The modification here made seems to us unjustified. It does not appear why the escrow redemption fund was limited to collections from the taxes and assessments, but it was. No surprise or mistake is claimed. It is not even proposed to realize on these assets by selling instead of collecting them. And the City is not borrowing $82,500, and giving its obligation for that sum. It is in effect taking the bonds it has promised to issue to the holders -of the unredeemed certificates and delivering them to outsiders for a rebate of eight percent of their face. The effect is to divide between these outsiders and the City the profit which a rise in the market is about to yield to the Insurance Company. This does not seem to us fair and equitable as a modification of an almost wholly executed composition.

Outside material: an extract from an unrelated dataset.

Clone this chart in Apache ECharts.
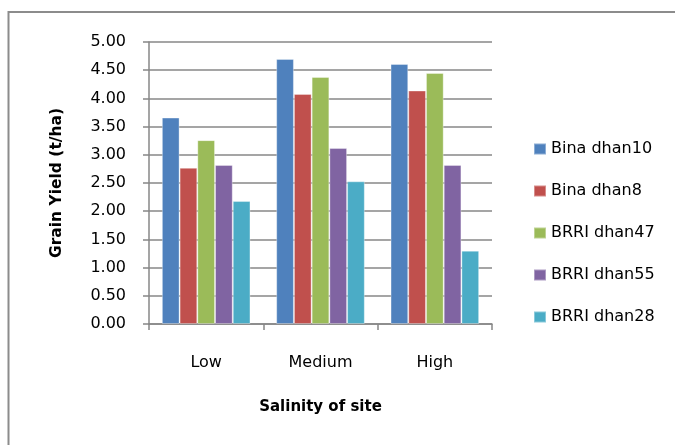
<!DOCTYPE html>
<html>
<head>
<meta charset="utf-8">
<script src="https://cdn.jsdelivr.net/npm/echarts@6/dist/echarts.min.js"></script>
<style>
  html, body { margin: 0; padding: 0; background: #fff; }
  #chart { width: 675px; height: 445px; }
</style>
</head>
<body>
<div id="chart"></div>
<script>
// Grain yield by salinity level of the site
const categories = ['Low', 'Medium', 'High'];
const seriesNames = ['Bina dhan10', 'Bina dhan8', 'BRRI dhan47', 'BRRI dhan55', 'BRRI dhan28'];
const binaDhan10 = [3.66, 4.70, 4.61];
const binaDhan8 = [2.77, 4.08, 4.14];
const brriDhan47 = [3.26, 4.38, 4.45];
const brriDhan55 = [2.82, 3.12, 2.82];
const brriDhan28 = [2.18, 2.53, 1.30];
const yTicks = { min: 0, max: 5, step: 0.5 };

const seriesValues = [binaDhan10, binaDhan8, brriDhan47, brriDhan55, brriDhan28];
const colors = ['#4F81BD', '#C0504D', '#9BBB59', '#8064A2', '#4BACC6'];
const FONT = '"DejaVu Sans", sans-serif';
const GRID_GREY = '#878787';

const chart = echarts.init(document.getElementById('chart'), null, { renderer: 'canvas' });

chart.setOption({
  backgroundColor: '#ffffff',
  animation: false,
  color: colors,
  textStyle: { fontFamily: FONT, color: '#000' },
  // chart-area frame: only its top and left edges fall inside the page
  graphic: [{
    type: 'polyline',
    shape: { points: [[8.5, 445], [8.5, 12], [675, 12]] },
    style: { fill: 'none', stroke: '#8c8c8c', lineWidth: 2 },
    silent: true
  }],
  grid: { left: 149, right: 183, top: 42, bottom: 121, containLabel: false },
  legend: {
    orient: 'vertical',
    left: 528,
    top: 136,
    itemWidth: 12,
    itemHeight: 11,
    itemGap: 26,
    icon: 'rect',
    textStyle: { fontFamily: FONT, fontSize: 16, color: '#000', lineHeight: 16 },
    data: seriesNames
  },
  xAxis: {
    type: 'category',
    data: categories,
    axisLine: { show: true, lineStyle: { color: GRID_GREY, width: 1.5 } },
    axisTick: { show: true, alignWithLabel: false, length: 6, lineStyle: { color: GRID_GREY, width: 1.5 } },
    axisLabel: { margin: 31, fontFamily: FONT, fontSize: 16, color: '#000' },
    name: 'Salinity of site',
    nameLocation: 'middle',
    nameGap: 76,
    nameTextStyle: { fontFamily: FONT, fontSize: 15, fontWeight: 'bold', color: '#000' }
  },
  yAxis: {
    type: 'value',
    min: yTicks.min,
    max: yTicks.max,
    interval: yTicks.step,
    axisLine: { show: true, lineStyle: { color: GRID_GREY, width: 1.5 } },
    axisTick: { show: true, length: 6, lineStyle: { color: GRID_GREY, width: 1.5 } },
    splitLine: { show: true, lineStyle: { color: GRID_GREY, width: 1.5 } },
    axisLabel: {
      margin: 23,
      fontFamily: FONT,
      fontSize: 16,
      color: '#000',
      formatter: v => v.toFixed(2)
    },
    name: 'Grain Yield (t/ha)',
    nameLocation: 'middle',
    nameGap: 84,
    nameRotate: 90,
    nameTextStyle: { fontFamily: FONT, fontSize: 15.5, fontWeight: 'bold', color: '#000' }
  },
  series: seriesNames.map((name, i) => ({
    name,
    type: 'bar',
    data: seriesValues[i],
    barGap: '0%',
    barCategoryGap: '22.5%',
    itemStyle: { borderColor: 'rgba(255,255,255,0.35)', borderWidth: 1 }
  }))
});
</script>
</body>
</html>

The holding by the City’s fiscal agent, R. E. Crummer & Co., of the larger part of these certificates, bought at a discount, is put forward in the record; but the agent did not resist the modification or appear as a party to this appeal. It is not apparent whether the purchases were for the agent’s account, or for the benefit of the City. We make no ruling upon the relations of the City and its agent. We hold simply that this modification of the plan was not fair and equitable, as was objected by the Insurance Company.

The judgment is reversed and the cause remanded for further proceedings not inconsistent with this opinion.

The court’s control over interlocutory decrees is considered in Perkins v. Fourniquet, 6 How. 206, 12 L.Ed. 406; McGourkey v. Toledo & O. C. R. Co., 146 U.S. 536, 13 S.Ct. 170, 36 L.Ed. 1079; Iowa v. Illinois, 151 U.S. 238, 14 S.Ct. 333, 38 L.Ed. 145; John Simmons Co. v. Grier Bros. Co., 258 U.S. 82, 42 S.Ct. 196, 66 L.Ed. 475.